Reference oceanic genes, genomes & transcriptomes - Task 4.2
The genetic information contained in the majority of planktonic organisms maintained in culture remains unknown. In fact, the vast majority of marine planktonic organisms cannot be maintained in culture. Thus the greatest limit to the above approaches is the lack of available reference sequences.
The OCEANOMICS team aims to generate new reference sequences that will facilitate the analysis of information generated by metagenetic approaches.

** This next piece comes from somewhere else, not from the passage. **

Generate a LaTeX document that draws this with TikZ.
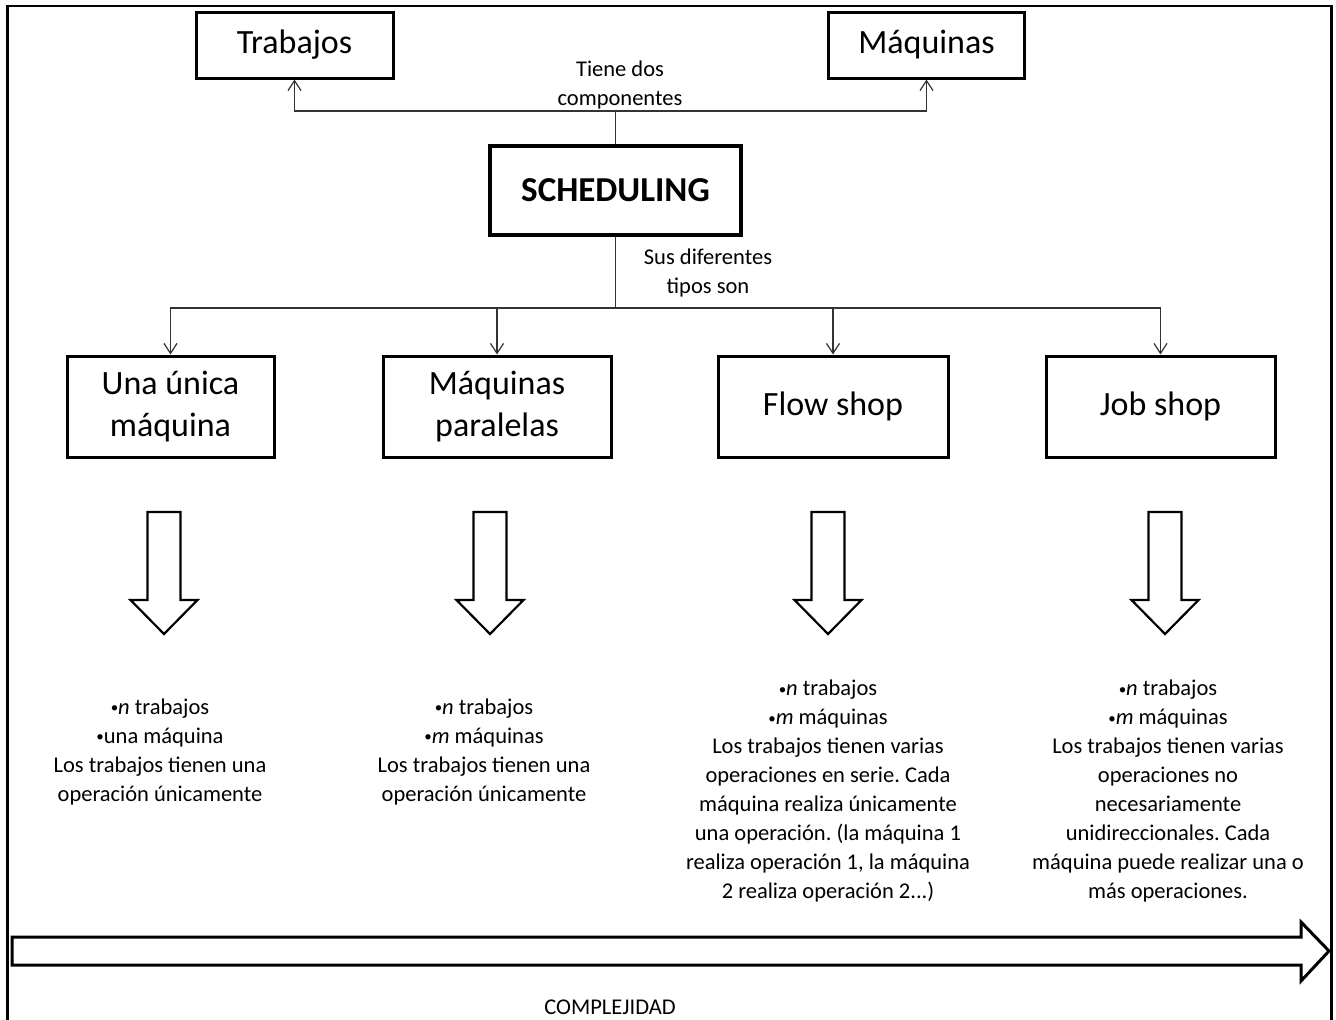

The first analyses of metabarcoding showed that a significant number of these markers could not be assigned to any organism identified in the databases. Surprisingly, the presence of markers of unknown species is sometimes considerable. To reveal the essential nature of this important unknown biodiversity, OCEANOMICS identifies the most abundant sequences that are associated with identified taxa and search copies of these sequences in the genomes and transcriptomes sequenced for better taxonomic characterization of biodiversity poorly described. In some cases, this information will be related to morphological knowledge generated by the working group 3.
Protists - Reference Transcriptomes
The size of protist genomes can be significantly larger than the human genome. This could be a major obstacle to the metagenetic study of ocean communities. A transcriptomic approach should help overcome this obstacle since the number of genes is rather stable from one eukaryotic species to another (about 10,000 genes per species). Furthermore, mRNA sequencing prevents contamination from prokaryotic nucleic acids, and the translation of these types of sequences can be used directly for searches of similarity, more sensitive at the protein level.
In order to improve the interpretation of metatranscriptomic datasets, OCEANOMICS aims to increase the number of reference transcriptomes for protists. This is done through the use of cultured strains in different collections (including the Roscoff Culture Collection), or isolated cells identified in freshly collected plankton samples. In this context, OCEANOMICS expects to generate approximately 250 new reference transcriptomes of phylogenetic and/or environmentally-friendly interest. The selection of organisms is guided by data obtained via metabarcoding and metagenomics.
For eukaryotes less than 20µm in size, single-cell amplified genome sequencing (SAGs) is used.
During the Tara Oceans expedition, organisms included in the smaller size fractions were cryopreserved for this purpose. Cells are isolated by flow cytometry. Their genome is then amplified, barcoded for phylogenetic assignment, and fully sequenced if necessary. A pipeline of bioinformatics tools has been developed for the annotation and analysis of these SAGs.